Frans van Schooten Jr. also rendered as Franciscus van Schooten (15 May 1615, Leiden – 29 May 1660, Leiden) was a Dutch mathematician who is most known for popularizing the analytic geometry of René Descartes.

Life
Van Schooten's father,  was a professor of mathematics at the University of Leiden, having Christiaan Huygens, Johann van Waveren Hudde, and René de Sluze as students.

Van Schooten met Descartes in 1632 and read his Géométrie (an appendix to his Discours de la méthode) while it was still unpublished. Finding it hard to understand, he went to France to study the works of other important mathematicians of his time, such as François Viète and Pierre de Fermat. When Frans van Schooten returned to his home in Leiden in 1646, he inherited his father's position and one of his most important pupils, Huygens.

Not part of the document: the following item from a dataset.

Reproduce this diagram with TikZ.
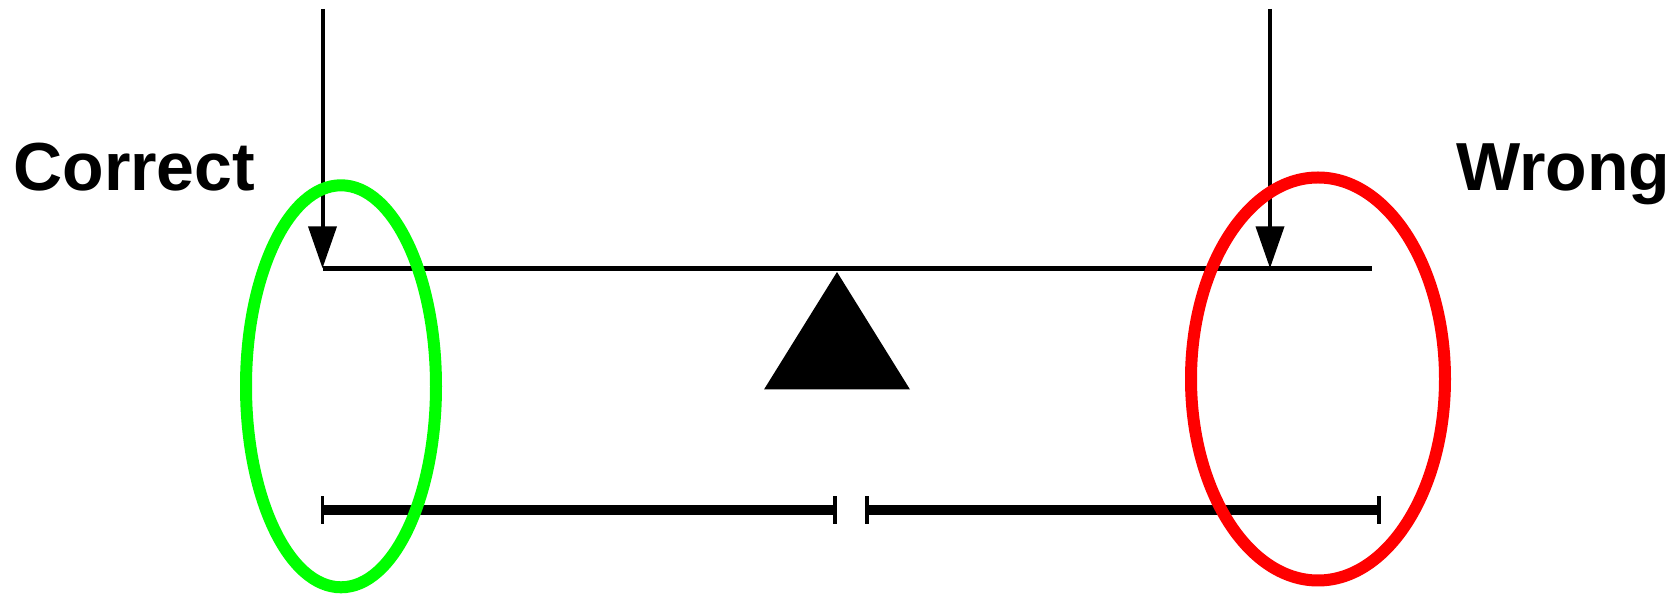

The pendant marriage portraits of him and his wife Margrieta Wijnants were painted by Rembrandt and are kept in the National Gallery of Art:

Work

Van Schooten's 1649 Latin translation of and commentary on Descartes' Géométrie was valuable in that it made the work comprehensible to the broader mathematical community, and thus was responsible for the spread of analytic geometry to the world. 

Over the next decade he enlisted the aid of other mathematicians of the time, de Beaune, Hudde, Heuraet, de Witt and expanded the commentaries to two volumes, published in 1659 and 1661. This edition and its extensive commentaries was far more influential than the 1649 edition. It was this edition that Gottfried Leibniz and Isaac Newton knew.

Van Schooten was one of the first to suggest, in exercises published in 1657, that these ideas be extended to three-dimensional space. Van Schooten's efforts also made Leiden the centre of the mathematical community for a short period in the middle of the seventeenth century.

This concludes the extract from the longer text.